Pull out from the material below all lines with "chart".

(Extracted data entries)
# # # #

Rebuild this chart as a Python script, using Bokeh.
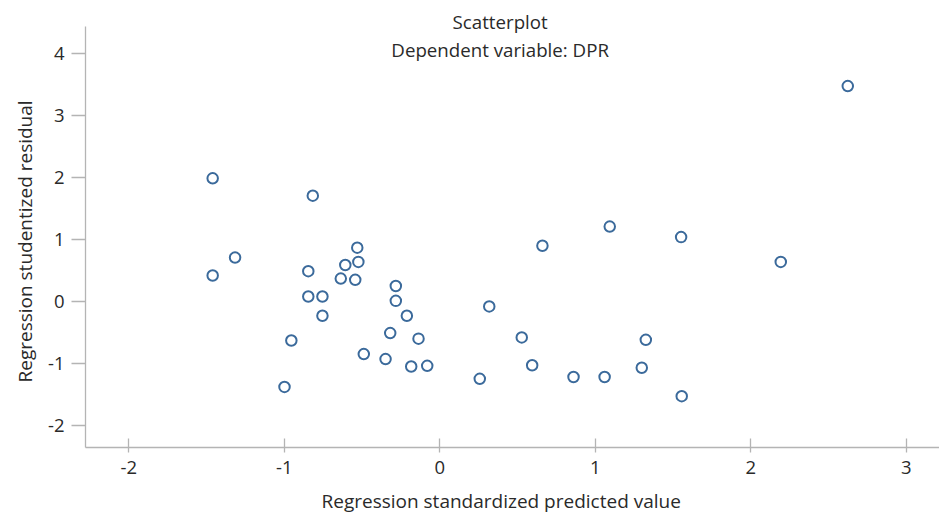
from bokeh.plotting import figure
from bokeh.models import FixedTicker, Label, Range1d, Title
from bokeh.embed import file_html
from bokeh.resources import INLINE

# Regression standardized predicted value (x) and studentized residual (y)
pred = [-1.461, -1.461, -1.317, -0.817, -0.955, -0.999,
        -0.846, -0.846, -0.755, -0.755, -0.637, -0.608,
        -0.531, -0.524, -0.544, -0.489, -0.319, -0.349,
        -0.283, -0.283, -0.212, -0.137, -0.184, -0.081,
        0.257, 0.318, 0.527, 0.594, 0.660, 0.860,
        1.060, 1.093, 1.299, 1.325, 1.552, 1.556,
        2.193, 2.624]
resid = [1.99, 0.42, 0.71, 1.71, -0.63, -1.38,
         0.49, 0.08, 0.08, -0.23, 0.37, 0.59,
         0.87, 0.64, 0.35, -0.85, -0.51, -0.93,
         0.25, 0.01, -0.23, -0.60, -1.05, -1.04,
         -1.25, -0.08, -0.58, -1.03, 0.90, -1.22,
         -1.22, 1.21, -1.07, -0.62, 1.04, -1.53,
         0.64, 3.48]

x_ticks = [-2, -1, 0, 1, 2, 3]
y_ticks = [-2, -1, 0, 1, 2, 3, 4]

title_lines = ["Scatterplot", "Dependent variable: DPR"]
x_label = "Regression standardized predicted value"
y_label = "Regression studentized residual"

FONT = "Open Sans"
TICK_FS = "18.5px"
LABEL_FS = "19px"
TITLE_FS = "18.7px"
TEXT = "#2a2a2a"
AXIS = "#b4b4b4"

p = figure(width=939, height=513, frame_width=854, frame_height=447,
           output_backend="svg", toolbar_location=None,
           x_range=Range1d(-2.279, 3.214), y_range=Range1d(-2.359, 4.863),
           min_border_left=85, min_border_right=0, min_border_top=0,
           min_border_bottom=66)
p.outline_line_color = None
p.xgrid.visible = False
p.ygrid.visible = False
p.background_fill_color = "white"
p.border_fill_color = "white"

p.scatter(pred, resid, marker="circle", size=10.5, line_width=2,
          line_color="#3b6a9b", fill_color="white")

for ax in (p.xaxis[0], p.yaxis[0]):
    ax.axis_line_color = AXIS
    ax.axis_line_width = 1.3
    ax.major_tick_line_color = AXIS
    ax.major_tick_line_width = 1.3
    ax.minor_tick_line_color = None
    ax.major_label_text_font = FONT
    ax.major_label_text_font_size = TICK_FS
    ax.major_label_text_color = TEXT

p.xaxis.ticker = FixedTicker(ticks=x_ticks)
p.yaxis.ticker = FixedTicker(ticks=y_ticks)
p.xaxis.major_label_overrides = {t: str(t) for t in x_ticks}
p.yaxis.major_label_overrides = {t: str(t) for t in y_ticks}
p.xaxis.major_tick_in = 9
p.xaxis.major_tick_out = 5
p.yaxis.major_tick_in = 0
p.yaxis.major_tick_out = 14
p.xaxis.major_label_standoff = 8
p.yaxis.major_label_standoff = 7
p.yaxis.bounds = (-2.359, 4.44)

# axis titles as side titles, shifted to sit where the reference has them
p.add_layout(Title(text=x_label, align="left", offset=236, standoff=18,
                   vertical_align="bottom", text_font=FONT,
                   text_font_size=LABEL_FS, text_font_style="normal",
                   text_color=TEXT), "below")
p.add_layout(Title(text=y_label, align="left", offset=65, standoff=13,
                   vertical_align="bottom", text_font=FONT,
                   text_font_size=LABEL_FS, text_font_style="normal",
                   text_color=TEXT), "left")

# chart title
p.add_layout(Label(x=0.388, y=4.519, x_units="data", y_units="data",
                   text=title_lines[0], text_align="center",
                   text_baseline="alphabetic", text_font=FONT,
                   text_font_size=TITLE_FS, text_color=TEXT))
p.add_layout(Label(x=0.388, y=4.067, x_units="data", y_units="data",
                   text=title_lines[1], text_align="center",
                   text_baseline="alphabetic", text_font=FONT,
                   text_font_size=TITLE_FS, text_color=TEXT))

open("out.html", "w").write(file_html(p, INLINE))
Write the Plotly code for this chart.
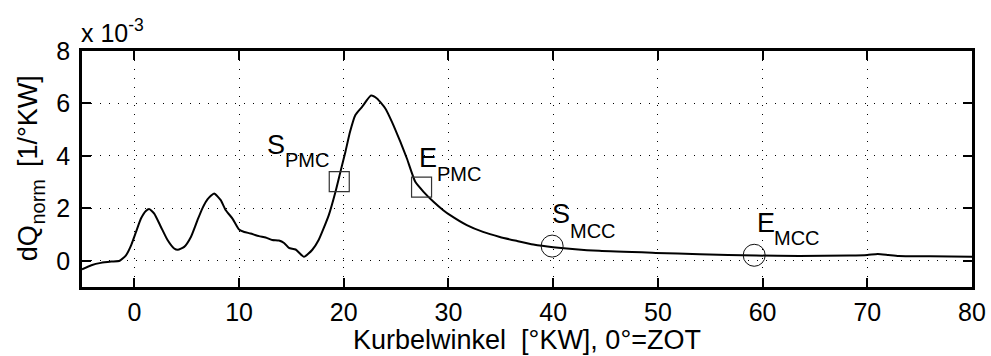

# # # #

> [Reply to the exercise]
Rebuild this chart as a Python script, using Bokeh.
# chart title
Write the Plotly code for this chart.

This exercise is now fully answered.